CPI inflation was 2.4% in May, unchanged from April. Inflation is expected to pick up by slightly more than projected in May in the near term, reflecting higher dollar oil prices and a weaker sterling exchange rate. Most indicators of pay growth have picked up over the past year and the labour market remains tight, suggesting that domestic cost pressures will continue to firm gradually, as expected.
The Committee’s best collective judgement remains that, were the economy to develop broadly in line with the May Inflation Report projections, an ongoing tightening of monetary policy over the forecast period would be appropriate to return inflation sustainably to its target at a conventional horizon. For the majority of members, an increase in Bank Rate was not required at this meeting. All members agree that any future increases in Bank Rate are likely to be at a gradual pace and to a limited extent.
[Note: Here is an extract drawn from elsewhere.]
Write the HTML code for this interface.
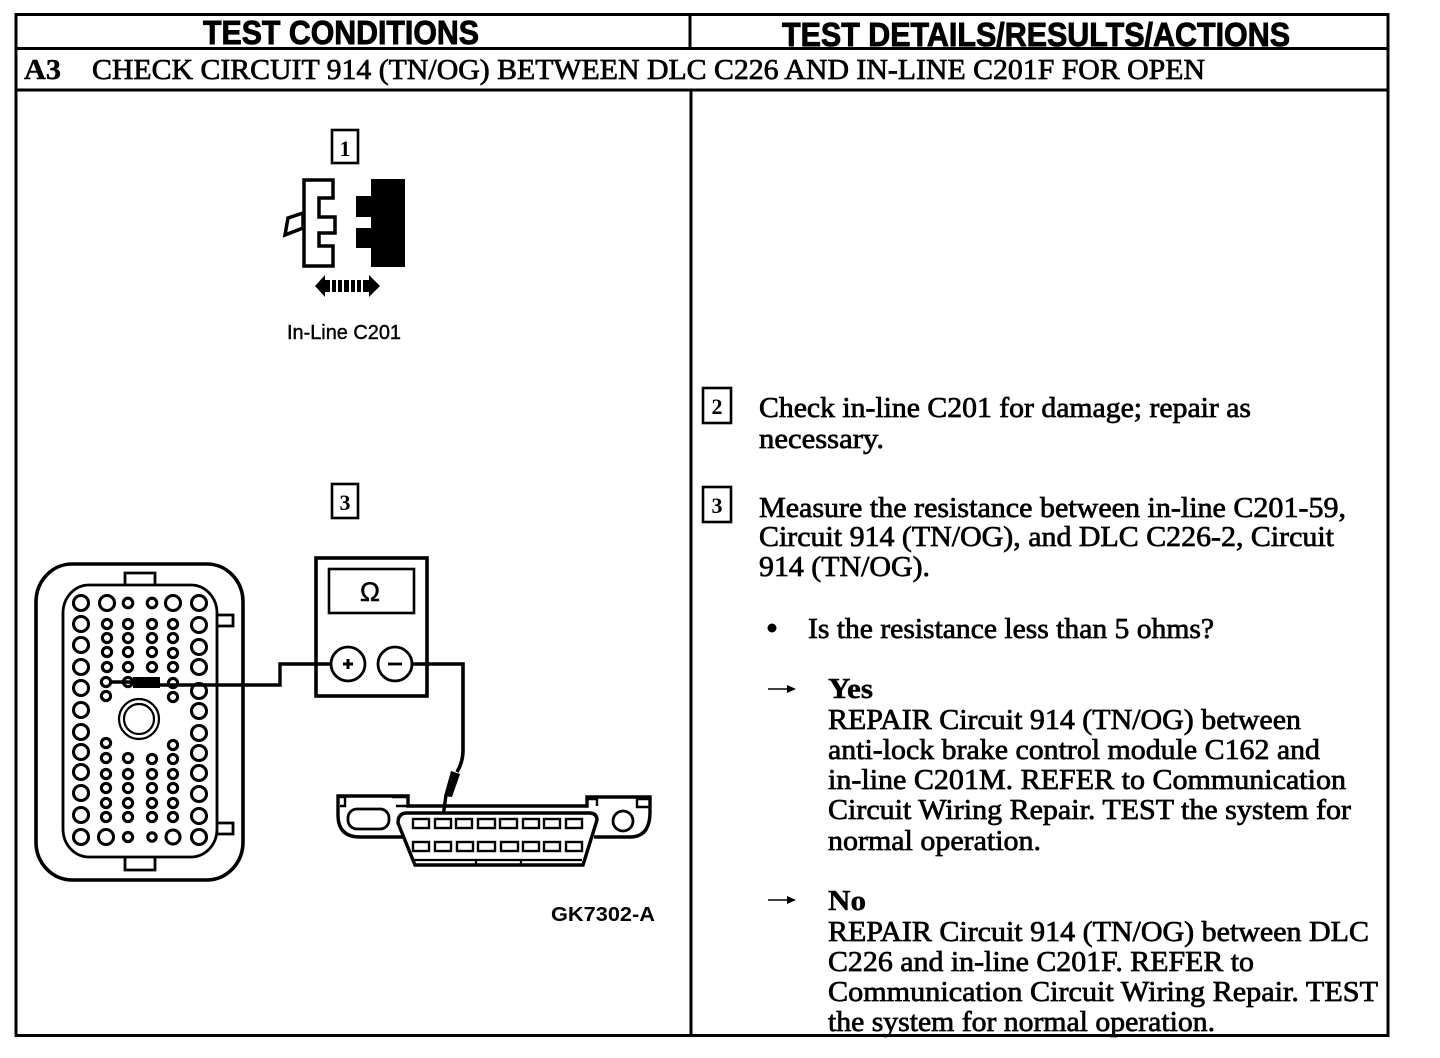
<!DOCTYPE html>
<html><head><meta charset="utf-8"><style>
html,body{margin:0;padding:0;background:#fff}
svg{display:block}
.t{font-family:"Liberation Serif",serif;font-size:28px;fill:#000;stroke:#000;stroke-width:.7}
.b{font-family:"Liberation Serif",serif;font-size:28px;font-weight:bold;fill:#000;stroke:#000;stroke-width:.4}
.h{font-family:"Liberation Sans",sans-serif;font-size:33px;font-weight:bold;fill:#000;stroke:#000;stroke-width:.9}
.n{font-family:"Liberation Serif",serif;font-size:22px;font-weight:bold;fill:#000}
</style></head><body>
<svg width="1440" height="1058" viewBox="0 0 1440 1058" xmlns="http://www.w3.org/2000/svg">
<g fill="none" stroke="#000" stroke-width="3">
<rect x="16" y="14.5" width="1372" height="1021"/>
<path d="M16 48.5H1388M16 90H1388"/>
<path d="M690 15V49M691 90V1036"/>
</g>
<text class="h" x="203" y="44" textLength="276" lengthAdjust="spacingAndGlyphs">TEST CONDITIONS</text>
<text class="h" x="782" y="46" textLength="508" lengthAdjust="spacingAndGlyphs">TEST DETAILS/RESULTS/ACTIONS</text>
<text class="b" x="24" y="79" textLength="37" lengthAdjust="spacingAndGlyphs">A3</text>
<text class="t" x="92" y="79" textLength="1113" lengthAdjust="spacingAndGlyphs">CHECK CIRCUIT 914 (TN/OG) BETWEEN DLC C226 AND IN-LINE C201F FOR OPEN</text>

<!-- step boxes -->
<g fill="#fff" stroke="#000" stroke-width="2.6">
<rect x="332" y="130" width="26" height="33"/>
<rect x="332" y="484" width="26" height="34"/>
<rect x="703" y="388" width="28" height="35"/>
<rect x="703" y="487" width="28" height="35"/>
</g>
<text class="n" x="345" y="156" text-anchor="middle">1</text>
<text class="n" x="345" y="510" text-anchor="middle">3</text>
<text class="n" x="717" y="414" text-anchor="middle">2</text>
<text class="n" x="717" y="513" text-anchor="middle">3</text>

<!-- connector C201 -->
<g stroke="#000" stroke-width="3.5" fill="#fff" stroke-linejoin="miter">
<path d="M303 213L288 218L285 235L303 228Z"/>
<path d="M304 180H333V198H319V217H335V233H319V246H333V266H304Z"/>
</g>
<path d="M371 179H405V267H371V248H356V228H371V217H356V196H371Z" fill="#000"/>
<path d="M315 286L325 275V297Z M380 286L369 275V297Z" fill="#000"/>
<path d="M325 280h5v12h-5zM332 280h4v12h-4zM338 280h4v12h-4zM344 280h5v12h-5zM351 280h4v12h-4zM357 280h4v12h-4zM363 280h6v12h-6z" fill="#000"/>
<text x="287" y="339" font-family="Liberation Sans,sans-serif" font-size="20" fill="#000" stroke="#000" stroke-width=".4" textLength="114" lengthAdjust="spacingAndGlyphs">In-Line C201</text>

<!-- big connector -->
<g fill="none" stroke="#000" stroke-width="3.6">
<rect x="36" y="564" width="207" height="316" rx="36" ry="38"/>
<rect x="63" y="585" width="154" height="272" rx="26" ry="28" stroke-width="2.8"/>
<path d="M125 585V573H155V585M125 857V870H155V857M217 615H233V626H217M217 823H233V834H217" stroke-width="2.8"/>
<circle cx="139" cy="719" r="20" stroke-width="2.2"/>
<circle cx="139" cy="719" r="15" stroke-width="2.2"/>
</g>
<g fill="none" stroke="#000" stroke-width="3.1">
<g>
<circle cx="81" cy="603" r="7.5"/><circle cx="81" cy="624" r="7.5"/><circle cx="81" cy="645" r="7.5"/><circle cx="81" cy="667" r="7.5"/><circle cx="81" cy="688" r="7.5"/><circle cx="81" cy="710" r="7.5"/><circle cx="81" cy="732" r="7.5"/><circle cx="81" cy="752" r="7.5"/><circle cx="81" cy="772" r="7.5"/><circle cx="81" cy="793" r="7.5"/><circle cx="81" cy="815" r="7.5"/><circle cx="81" cy="837" r="7.5"/>
<circle cx="199" cy="603" r="7.5"/><circle cx="199" cy="625" r="7.5"/><circle cx="199" cy="647" r="7.5"/><circle cx="199" cy="667" r="7.5"/><circle cx="199" cy="691" r="7.5"/><circle cx="199" cy="711" r="7.5"/><circle cx="199" cy="733" r="7.5"/><circle cx="199" cy="753" r="7.5"/><circle cx="199" cy="773" r="7.5"/><circle cx="199" cy="794" r="7.5"/><circle cx="199" cy="816" r="7.5"/><circle cx="199" cy="837" r="7.5"/>
<circle cx="107" cy="603" r="7.5"/><circle cx="106" cy="837" r="7.5"/><circle cx="173" cy="603" r="7.5"/><circle cx="173" cy="837" r="7"/>
</g>
<g>
<circle cx="107" cy="624" r="4.6"/><circle cx="107" cy="638" r="4.6"/><circle cx="107" cy="652" r="4.6"/><circle cx="107" cy="667" r="4.6"/><circle cx="106" cy="682" r="4.6"/><circle cx="106" cy="696" r="4.6"/><circle cx="106" cy="743" r="4.6"/><circle cx="106" cy="758" r="4.6"/><circle cx="106" cy="774" r="4.6"/><circle cx="106" cy="788" r="4.6"/><circle cx="106" cy="803" r="4.6"/><circle cx="106" cy="817" r="4.6"/>
<circle cx="128" cy="603" r="4.8"/><circle cx="128" cy="624" r="4.6"/><circle cx="128" cy="638" r="4.6"/><circle cx="128" cy="652" r="4.6"/><circle cx="128" cy="667" r="4.6"/><circle cx="128" cy="682" r="4.6"/><circle cx="128" cy="758" r="4.6"/><circle cx="128" cy="774" r="4.6"/><circle cx="128" cy="788" r="4.6"/><circle cx="128" cy="803" r="4.6"/><circle cx="128" cy="817" r="4.6"/><circle cx="128" cy="837" r="4.6"/>
<circle cx="152" cy="603" r="4.8"/><circle cx="152" cy="624" r="4.6"/><circle cx="152" cy="638" r="4.6"/><circle cx="152" cy="652" r="4.6"/><circle cx="152" cy="667" r="4.6"/><circle cx="152" cy="759" r="4.6"/><circle cx="152" cy="774" r="4.6"/><circle cx="152" cy="788" r="4.6"/><circle cx="152" cy="803" r="4.6"/><circle cx="152" cy="817" r="4.6"/><circle cx="152" cy="837" r="4.2"/>
<circle cx="173" cy="624" r="4.6"/><circle cx="173" cy="638" r="4.6"/><circle cx="173" cy="653" r="4.6"/><circle cx="173" cy="667" r="4.6"/><circle cx="173" cy="683" r="4.6"/><circle cx="173" cy="697" r="4.6"/><circle cx="173" cy="745" r="4.6"/><circle cx="173" cy="759" r="4.6"/><circle cx="173" cy="774" r="4.6"/><circle cx="173" cy="788" r="4.6"/><circle cx="173" cy="803" r="4.6"/><circle cx="173" cy="817" r="4.6"/>
</g>
</g>
<rect x="133" y="677" width="27" height="11" fill="#000"/>
<path d="M110 682H133M160 685H280V664H331" fill="none" stroke="#000" stroke-width="3.4"/>

<!-- meter -->
<g fill="none" stroke="#000" stroke-width="3.6">
<rect x="316" y="558" width="111" height="138"/>
<rect x="329" y="569" width="85" height="44" stroke-width="2.6"/>
</g>
<circle cx="348" cy="664" r="17" fill="#fff" stroke="#000" stroke-width="2.8"/>
<circle cx="395" cy="664" r="17" fill="#fff" stroke="#000" stroke-width="2.8"/>
<path d="M343 664h10M348 659v10" stroke="#000" stroke-width="3"/>
<path d="M388 664h14" stroke="#000" stroke-width="2.8"/>
<text x="370" y="601" text-anchor="middle" font-family="Liberation Sans,sans-serif" font-size="27" fill="#000" stroke="#000" stroke-width=".5">Ω</text>
<path d="M412 664H463V750Q463 762 457 772" fill="none" stroke="#000" stroke-width="3.6"/>
<path d="M451 771L460 774L452 797L444 796Z" fill="#000"/>
<path d="M446 795L443 817" stroke="#000" stroke-width="3.4"/>

<!-- DLC -->
<g fill="none" stroke="#000" stroke-width="3.4">
<path d="M403 837H360Q338 837 338 815V796H408V806H587V797H650V812Q650 837 630 837H594"/>
<path d="M407 813H589Q597 813 597 820L583 865H415L398 823Q398 813 407 813Z" fill="#fff"/>
<rect x="348" y="809" width="41" height="20" rx="9" stroke-width="2.8"/>
<circle cx="623" cy="821" r="10" stroke-width="2.8"/>
<path d="M340 797H345V806H340M392 797H408V806H396M587 806V799H597V806M637 799H650V807H637Z" stroke-width="2.4"/>
<path d="M414 860H582M476 859V865M521 859V865" stroke-width="2.2"/>
</g>
<g fill="#fff" stroke="#000" stroke-width="2.4">
<rect x="413" y="819" width="16" height="9"/><rect x="435" y="819" width="16" height="9"/><rect x="456" y="819" width="16" height="9"/><rect x="478" y="819" width="17" height="9"/><rect x="500" y="819" width="17" height="9"/><rect x="523" y="819" width="16" height="9"/><rect x="544" y="819" width="16" height="9"/><rect x="566" y="819" width="16" height="9"/>
<rect x="413" y="842" width="16" height="9"/><rect x="435" y="842" width="16" height="9"/><rect x="457" y="842" width="16" height="9"/><rect x="478" y="842" width="17" height="9"/><rect x="501" y="842" width="17" height="9"/><rect x="523" y="842" width="16" height="9"/><rect x="544" y="842" width="16" height="9"/><rect x="566" y="842" width="16" height="9"/>
</g>
<text x="551" y="921" font-family="Liberation Sans,sans-serif" font-size="20" font-weight="bold" fill="#000" textLength="104" lengthAdjust="spacingAndGlyphs">GK7302-A</text>

<!-- right column text -->
<text class="t" x="759" y="417" textLength="492" lengthAdjust="spacingAndGlyphs">Check in-line C201 for damage; repair as</text>
<text class="t" x="759" y="448" textLength="125" lengthAdjust="spacingAndGlyphs">necessary.</text>
<text class="t" x="759" y="517" textLength="587" lengthAdjust="spacingAndGlyphs">Measure the resistance between in-line C201-59,</text>
<text class="t" x="759" y="546" textLength="575" lengthAdjust="spacingAndGlyphs">Circuit 914 (TN/OG), and DLC C226-2, Circuit</text>
<text class="t" x="759" y="576" textLength="171" lengthAdjust="spacingAndGlyphs">914 (TN/OG).</text>
<circle cx="772" cy="628" r="4.5" fill="#000"/>
<text class="t" x="808" y="638" textLength="406" lengthAdjust="spacingAndGlyphs">Is the resistance less than 5 ohms?</text>

<path d="M768 689H788" stroke="#000" stroke-width="1.5"/><path d="M787 685L796 689L787 693Z" fill="#000"/>
<text class="b" x="828" y="698" textLength="45" lengthAdjust="spacingAndGlyphs">Yes</text>
<text class="t" x="828" y="729" textLength="473" lengthAdjust="spacingAndGlyphs">REPAIR Circuit 914 (TN/OG) between</text>
<text class="t" x="828" y="759" textLength="492" lengthAdjust="spacingAndGlyphs">anti-lock brake control module C162 and</text>
<text class="t" x="828" y="789" textLength="518" lengthAdjust="spacingAndGlyphs">in-line C201M. REFER to Communication</text>
<text class="t" x="828" y="819" textLength="523" lengthAdjust="spacingAndGlyphs">Circuit Wiring Repair. TEST the system for</text>
<text class="t" x="828" y="850" textLength="213" lengthAdjust="spacingAndGlyphs">normal operation.</text>

<path d="M768 900H788" stroke="#000" stroke-width="1.5"/><path d="M787 896L796 900L787 904Z" fill="#000"/>
<text class="b" x="828" y="910" textLength="38" lengthAdjust="spacingAndGlyphs">No</text>
<text class="t" x="828" y="941" textLength="541" lengthAdjust="spacingAndGlyphs">REPAIR Circuit 914 (TN/OG) between DLC</text>
<text class="t" x="828" y="971" textLength="426" lengthAdjust="spacingAndGlyphs">C226 and in-line C201F. REFER to</text>
<text class="t" x="828" y="1001" textLength="550" lengthAdjust="spacingAndGlyphs">Communication Circuit Wiring Repair. TEST</text>
<text class="t" x="828" y="1031" textLength="387" lengthAdjust="spacingAndGlyphs">the system for normal operation.</text>
</svg>
</body></html>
In addition to its discussion of the immediate policy decision, the Committee reviewed its previous guidance on the level of Bank Rate at which the MPC will consider whether to start to reduce the stock of purchased assets. The MPC continues to expect to maintain the stock of purchased assets until Bank Rate reaches a level from which it can be cut materially, reflecting the Committee’s preference to use Bank Rate as the primary instrument for monetary policy. Since the previous guidance, the Committee has reduced Bank Rate from 0.5% to 0.25% in August 2016 and has noted that it could lower it further if required. Reflecting this, the MPC now intends not to reduce the stock of purchased assets until Bank Rate reaches around 1.5%, compared to the previous guidance of around 2%. Any reduction in the stock of purchased assets will be conducted at a gradual and predictable pace. Decisions on Bank Rate will take into account any impact of changes in the stock of purchased assets on overall monetary conditions, in order to achieve the inflation target. In the event that potential movements in Bank Rate are judged insufficient to achieve the inflation target, the reduction in the stock of assets could be amended or reversed.